Here's what it actually means.
A regular AI — the kind you chat with — responds. You ask, it answers. That's it. The conversation ends, nothing happens in the world. It's a very smart text box.
An agent does things.
Give an agent a goal and it figures out the steps, executes them in sequence, checks its own work, and adjusts when something goes wrong. It doesn't wait for you to tell it what to do next. It decides.
A simple example. You tell an agent to research your competitors, summarize what they found, write a report, and email it to your team by Friday. A regular AI gives you a wall of text you then have to act on yourself. An agent opens a browser, searches, reads pages, takes notes, writes the report, and sends the email. You told it the destination. It figured out the route.

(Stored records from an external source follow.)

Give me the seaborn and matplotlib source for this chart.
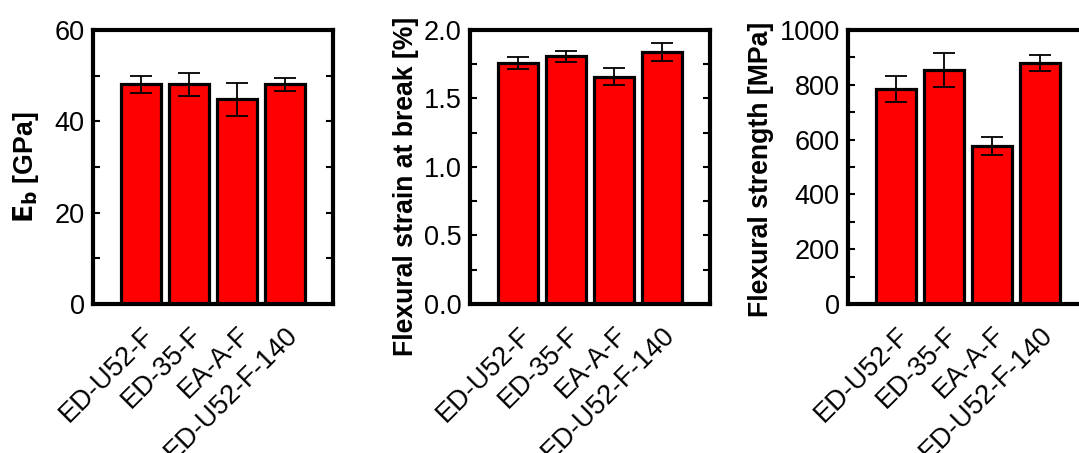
import matplotlib
matplotlib.use("Agg")
import matplotlib.pyplot as plt
import numpy as np
import pandas as pd
import seaborn as sns

# samples (same for all three panels)
samples = ["ED-U52-F", "ED-35-F", "EA-A-F", "ED-U52-F-140"]

# flexural modulus E_b [GPa]
modulus = [48.1, 48.1, 44.8, 48.1]
modulus_err = [1.9, 2.5, 3.6, 1.4]

# flexural strain at break [%]
strain = [1.757, 1.808, 1.659, 1.839]
strain_err = [0.042, 0.040, 0.063, 0.068]

# flexural strength [MPa]
strength = [784, 853, 577, 880]
strength_err = [47, 63, 32, 29]

sns.set_style("ticks")
plt.rcParams['font.family'] = ['Liberation Sans', 'DejaVu Sans']
plt.rcParams.update({"text.color": "black", "axes.labelcolor": "black",
                     "xtick.color": "black", "ytick.color": "black",
                     "axes.edgecolor": "black"})

fig = plt.figure(figsize=(10.79, 4.53), dpi=100)

# (values, errors, ylabel, ylim, yticks, tick format, axes left, ylabel xy in axes coords)
panels = [
    (modulus, modulus_err, r"$\mathbf{E_b}$ [GPa]", (0, 60), [0, 20, 40, 60], None, 0.0862, (-0.216, 0.5)),
    (strain, strain_err, "Flexural strain at break [%]", (0, 2.0), [0.0, 0.5, 1.0, 1.5, 2.0], "{:.1f}", 0.4356, (-0.214, 0.43)),
    (strength, strength_err, "Flexural strength [MPa]", (0, 1000), [0, 200, 400, 600, 800, 1000], None, 0.7859, (-0.308, 0.49)),
]

for vals, errs, label, ylim, yticks, fmt, left, label_xy in panels:
    ax = fig.add_axes([left, 0.329, 0.2224, 0.605])
    df = pd.DataFrame({"sample": samples, "value": vals})
    sns.barplot(data=df, x="sample", y="value", color="#ff0000", saturation=1,
                edgecolor="black", linewidth=2.3, width=0.83, ax=ax)
    ax.errorbar(np.arange(len(samples)), vals, yerr=errs, fmt="none",
                ecolor="black", elinewidth=1.3, capsize=8, capthick=1.3)

    ax.set_xlim(-1, 4)
    ax.set_ylim(*ylim)
    ax.set_yticks(yticks)
    minor = [(a + b) / 2 for a, b in zip(yticks[:-1], yticks[1:])]
    ax.set_yticks(minor, minor=True)
    if fmt:
        ax.set_yticklabels([fmt.format(t) for t in yticks])
    ax.set_xlabel("")
    ax.set_ylabel(label, fontsize=19.2, fontweight="bold")
    ax.yaxis.set_label_coords(*label_xy)

    ax.tick_params(axis="y", which="both", direction="in", length=5, width=1.5,
                   right=True, labelsize=19.5, pad=6)
    ax.tick_params(axis="x", length=0, labelsize=19.5, pad=13)
    for t in ax.get_xticklabels():
        t.set_rotation(45)
        t.set_ha("right")
        t.set_rotation_mode("anchor")

    for sp in ax.spines.values():
        sp.set_visible(True)
        sp.set_linewidth(3)

fig.savefig("out.png", dpi=100)
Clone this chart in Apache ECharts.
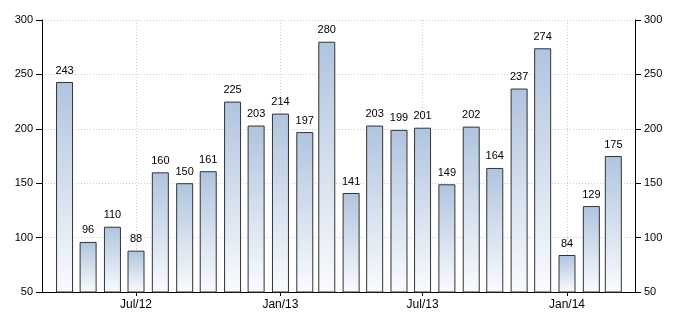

That's the difference. Response versus action.
Agents are being embedded into everything — customer service systems, coding tools, HR platforms, financial software. When you interact with a company's support chat and it actually resolves your issue without a human touching it, that's an agent. When your IDE writes, tests, and fixes code while you watch, that's an agent.
The capability is real and it's moving fast. But so is the risk.
An agent that can take actions can take the wrong actions. An agent with access to your email can send emails you didn't authorize. An agent connected to your calendar can schedule meetings you didn't approve. An agent plugged into your company's systems can delete files, move money, or expose data — not because it wants to, but because someone told it to, or because it misunderstood what it was supposed to do.
The security question with agents isn't just "is the AI safe." It's "what can this thing actually touch, and what happens if it gets it wrong."
The principle that applies here is least privilege — the same one that governs human access in any secure organization. An agent should only have access to what it needs to complete its specific task. Nothing more. An agent that books travel doesn't need access to your financial systems. An agent that summarizes documents doesn't need to send emails.
Every capability you give an agent is a capability that can be exploited, misused, or triggered by mistake.
An AI agent is only as trustworthy as the permissions you gave it and the goal you set — which means before you deploy one, the most important question isn't what it can do, but what you're letting it touch.